I’ll spare the detail, you can read more on the institute’s website, and you can also do your own comparison for various countries to see how they compare. I think you’ll find some surprising differences. https://www.hofstede-insights.com/
My first swing was closest to home for me, a look at the US – but until you better understand the numeric system of each dimensions rating, it means very little; but there are some good explanations. I think where it really starts to hit home is when you compare at least 2 countries. For that, I started with the country I would assume is the most like the US, the UK. Not surprisingly, the two are very similar. In fact, 4 of the six dimensions are within 5 points of each other (the scale is 100 total for each dimension.) But even with our strong similarity, there are 2 dimensions that we vary significantly.
The first is Uncertainty Avoidance: the UK comes in at 35 while the US come in at 46. Only a slight difference, but this means that Americans are slightly less tolerant of uncertainty, a bit less willing to take things as they come. I have seen this first-hand in working with leaders from both.
The largest gap is in Long Term Orientation with the US coming in at 26 and the UK at 51. What does that mean? It means that those in the UK would be more future oriented. With more and more multi-nationals, it is changing some, but the clearest example of this in business is the American emphasis on quick results, how companies live and die by the quarterly results.
Next, I decided to look to our neighbor to the South, Mexico. I’ve had the opportunity to work with many in Mexico both colleagues and suppliers. Despite our geographic proximity, the cultural differences are pretty stark. It is the opposite of the correlation with the UK – here only two categories are less than 30 points apart.
The first is Long Term Orientation, where we share that desire for quick results. The second is Masculinity, with our respective scores of 62 and 69 it means that both our cultures are more driven by competition – a good one to share for business for sure.
On each of the other 4, we are far off from one another – a quick summation of what that data tells us is:
Power Distance: US 81, Mexico 40. It means that culturally, Mexicans are more accepting of the hierarchy in society, and in business too.
Individualism: US 91, Mexico 30. Not surprising to see the US so high – its reflective of the ‘looking out for number one’ mentality, whereas Mexico’s culture is more group/family oriented.
Uncertainty Avoidance: US 46, Mexico 82. Mexico is much more adverse to uncertainty and a need for rules and security are important. I’m sure you can think how a business relationship or contract might be viewed very differently on one side with this in mind.
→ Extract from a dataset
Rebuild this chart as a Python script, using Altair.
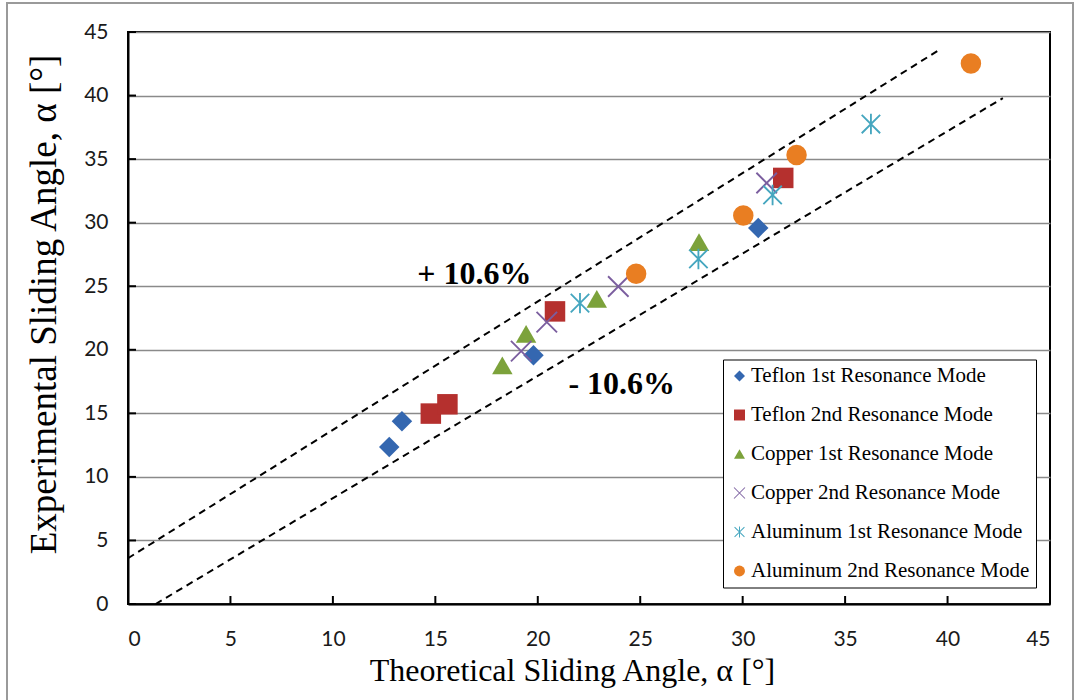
import math
import altair as alt
import pandas as pd

# Series names, in legend order
series_names = [
    "Teflon 1st Resonance Mode",
    "Teflon 2nd Resonance Mode",
    "Copper 1st Resonance Mode",
    "Copper 2nd Resonance Mode",
    "Aluminum 1st Resonance Mode",
    "Aluminum 2nd Resonance Mode",
]

# Theoretical (x) and experimental (y) sliding angles, degrees
teflon1_x = [12.75, 13.37, 19.79, 30.76]
teflon1_y = [12.36, 14.38, 19.56, 29.59]
teflon2_x = [14.78, 15.59, 20.84, 31.98]
teflon2_y = [14.98, 15.71, 23.02, 33.52]
copper1_x = [18.27, 19.43, 22.88, 27.87]
copper1_y = [18.77, 21.26, 24.01, 28.46]
copper2_x = [19.19, 20.44, 23.93, 31.17]
copper2_y = [19.90, 22.18, 24.98, 33.12]
alu1_x = [22.06, 27.84, 31.46, 36.26]
alu1_y = [23.67, 27.15, 32.18, 37.76]
alu2_x = [24.80, 30.03, 32.63, 41.14]
alu2_y = [25.98, 30.56, 35.32, 42.52]

# +/- 10.6 % band lines (end points)
band_names = ["+ 10.6%", "- 10.6%"]
upper_x = [0.0, 39.6]
upper_y = [3.6, 43.6]
lower_x = [1.35, 42.7]
lower_y = [0.0, 39.8]

# Band labels
label_text = ["+ 10.6%", "- 10.6%"]
label_x = [16.9, 24.1]
label_y = [25.2, 16.5]

x_ticks = [0, 5, 10, 15, 20, 25, 30, 35, 40, 45]
y_ticks = [0, 5, 10, 15, 20, 25, 30, 35, 40, 45]

colors = ["#3467B0", "#B5302E", "#7CA23B", "#7B5E9F", "#45A6BF", "#E97E22"]


def bar(x0, y0, x1, y1, t):
    """Thin rectangle from (x0, y0) to (x1, y1) as a closed path, fixed winding."""
    dx, dy = x1 - x0, y1 - y0
    n = math.hypot(dx, dy)
    px, py = -dy / n * t, dx / n * t
    pts = [(x0 - px, y0 - py), (x1 - px, y1 - py), (x1 + px, y1 + py), (x0 + px, y0 + py)]
    return "M" + "L".join(f"{a:.3f},{b:.3f}" for a, b in pts) + "Z"


# Thin-stroke markers as filled outlines so all series share one filled mark
x_mark = bar(-1, -1, 1, 1, 0.09) + bar(-1, 1, 1, -1, 0.09)
ast_mark = bar(0, -1, 0, 1, 0.09) + bar(-0.9, -0.9, 0.9, 0.9, 0.09) + bar(-0.9, 0.9, 0.9, -0.9, 0.09)
shapes = ["diamond", "square", "triangle-up", x_mark, ast_mark, "circle"]

xs = [teflon1_x, teflon2_x, copper1_x, copper2_x, alu1_x, alu2_x]
ys = [teflon1_y, teflon2_y, copper1_y, copper2_y, alu1_y, alu2_y]
rows = []
for name, sx, sy in zip(series_names, xs, ys):
    for a, b in zip(sx, sy):
        rows.append({"theo": a, "exp": b, "series": name})
points_df = pd.DataFrame(rows)

band_df = pd.DataFrame({
    "theo": upper_x + lower_x,
    "exp": upper_y + lower_y,
    "band": [band_names[0]] * 2 + [band_names[1]] * 2,
})
label_df = pd.DataFrame({"theo": label_x, "exp": label_y, "text": label_text})
xtick_df = pd.DataFrame({"v": x_ticks})
ytick_df = pd.DataFrame({"v": y_ticks})

W, H = 922, 572
SERIF = "Liberation Serif"

x_scale = alt.Scale(domain=[0, 45], nice=False, zero=False)
y_scale = alt.Scale(domain=[0, 45], nice=False, zero=False)

x_enc = alt.X(
    "theo:Q", scale=x_scale,
    axis=alt.Axis(
        values=x_ticks, grid=False, tickSize=0, labelPadding=24,
        title="Theoretical Sliding Angle, α [°]", titlePadding=6,
        titleFontSize=32, titleX=444,
    ),
)
y_enc = alt.Y(
    "exp:Q", scale=y_scale,
    axis=alt.Axis(
        values=y_ticks, grid=True, tickSize=0, labelPadding=20,
        title="Experimental Sliding Angle, α [°]", titlePadding=20,
        titleFontSize=37, titleY=272,
    ),
)

legend = alt.Legend(
    title=None, orient="none", legendX=595, legendY=327.5,
)

points = alt.Chart(points_df).mark_point(filled=True, size=420, opacity=1).encode(
    x=x_enc,
    y=y_enc,
    color=alt.Color("series:N", scale=alt.Scale(domain=series_names, range=colors), legend=legend),
    shape=alt.Shape("series:N", scale=alt.Scale(domain=series_names, range=shapes), legend=legend),
)

bands = alt.Chart(band_df).mark_line(
    color="black", strokeWidth=2, strokeDash=[7, 5]
).encode(x="theo:Q", y="exp:Q", detail="band:N")

labels = alt.Chart(label_df).mark_text(
    font=SERIF, fontSize=32, fontWeight="bold", color="black",
    align="center", baseline="alphabetic",
).encode(x="theo:Q", y="exp:Q", text="text:N")

# Inward tick marks
xticks = alt.Chart(xtick_df).mark_rule(color="black", strokeWidth=2).encode(
    x="v:Q", y=alt.value(H - 8), y2=alt.value(H)
)
yticks = alt.Chart(ytick_df).mark_rule(color="black", strokeWidth=2).encode(
    y="v:Q", x=alt.value(0), x2=alt.value(8)
)

# Outer chart frame
frame = alt.Chart(pd.DataFrame({"f": [0]})).mark_rect(
    fillOpacity=0, stroke="#9a9a9a", strokeWidth=2, clip=False
).encode(x=alt.value(-121), x2=alt.value(945), y=alt.value(-29), y2=alt.value(720))

chart = alt.layer(frame, bands, xticks, yticks, points, labels).properties(
    width=W, height=H,
    autosize=alt.AutoSizeParams(type="none"),
    padding={"left": 128, "top": 32, "right": 30, "bottom": 96},
    background="white",
).configure_view(
    stroke="black", strokeWidth=2
).configure_axis(
    labelFont="Lato", labelFontSize=21, labelColor="#1a1a1a",
    titleFont=SERIF, titleFontWeight="normal", titleColor="black",
    domainColor="black", domainWidth=2,
    gridColor="#8a8a8a", gridWidth=1.5,
).configure_legend(
    labelFont=SERIF, labelFontSize=21, labelColor="black", labelLimit=400,
    symbolSize=120, symbolStrokeWidth=0, labelOffset=1,
    padding=6, rowPadding=17,
    strokeColor="black", fillColor="white",
)

chart.save("out.html", embed_options={"renderer": "svg", "actions": False})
Indulgence: US 68, Mexico 97. The higher the Indulgence score the more a culture values enjoying life, are more optimistic and prioritizes leisure time. That may not marry well with the expectations of American hustle culture.
So what does all this mean with respect to how we do business?
First, I would say that each time you have a new interaction coming (new team, new supplier, etc.) you do some research on the culture in the country. Try to highlight where your two cultures are far apart. Then actually use that to shape your actions. For negotiations or contracts, think about potential changes or better ways to explain portions that may not be well received. Then adapt your contracts and style to better match the culture.
Do the same for interactions with colleagues and especially for employees. Do you need to explain why you do something a certain way? Do you need to adapt any processes? What about your engagement or leadership style? Will it be interpreted the same in the other country? Make sure your actions aren’t viewed inappropriate.
Outside of cultural dimensions, have you thought about how the country’s holiday schedule may affect your business cycle? Make sure you treat all holidays with similar respect and give as much leeway as your business can allow.
At the end of the day, it all comes down to two things: make the effort to understand and then actually apply it to your work. You’ll gain respect and drive more overall value for your organization.